Can people change? Ask Anne LaMott:  Every last one of us is dogged by something we given up trying to fix.  A bad habit, a bit of perfectionism or shame or laziness, while at the same time every one of us knows a story of personal change so mighty, so stunning, so impressive that it stands as undeniable proof that indeed people can and do change.

I’m giving up on giving up on the hope that the world can change. When I see no sign of it, I’m going to remember Martin Luther King’s words, “the arc of the universe is long and it bends toward justice.” I’m going to take hope from all the struggles that were waged for years and decades in what must have seemed like hopeless causes, yet when the time was right, overnight, the world was changed forever. Decades of struggle, and then suddenly one night, the Berlin Wall came down. Decades of struggle, and suddenly apartheid was dismantled. Decades, indeed centuries of struggle, state-sanctioned racial barriers one after another came crashing down. Decades of struggle, then overnight, gay couples can be married under Alabama law.

“Faith is the substance of things hoped for, the evidence of things not seen,” says the apostle Paul in his letter to the Hebrews.

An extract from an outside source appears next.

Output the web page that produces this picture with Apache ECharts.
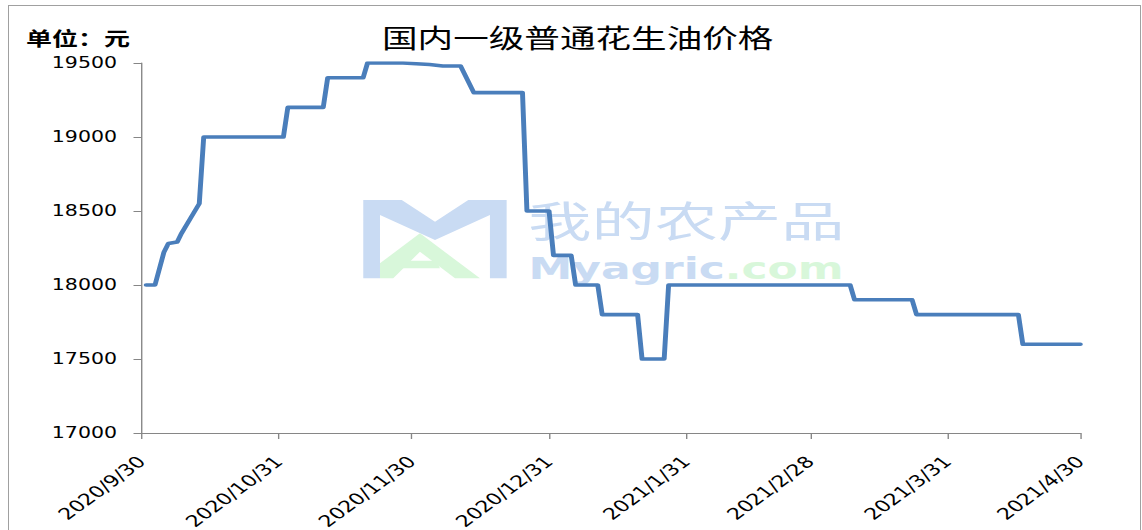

 “Hope is believing in spite of the evidence, and then watching the evidence change,” says Jim Wallis of Sojourners.

Yes, indeed.

I’m giving up on giving up – on God. God has never given up on me, even when I’ve given up on myself. God has never given up on humanity, no matter how many times humanity turns its back on God. We can’t do it on our own, but change is possible because God is always in the mix. Because God is always doing a new thing – can you not behold it?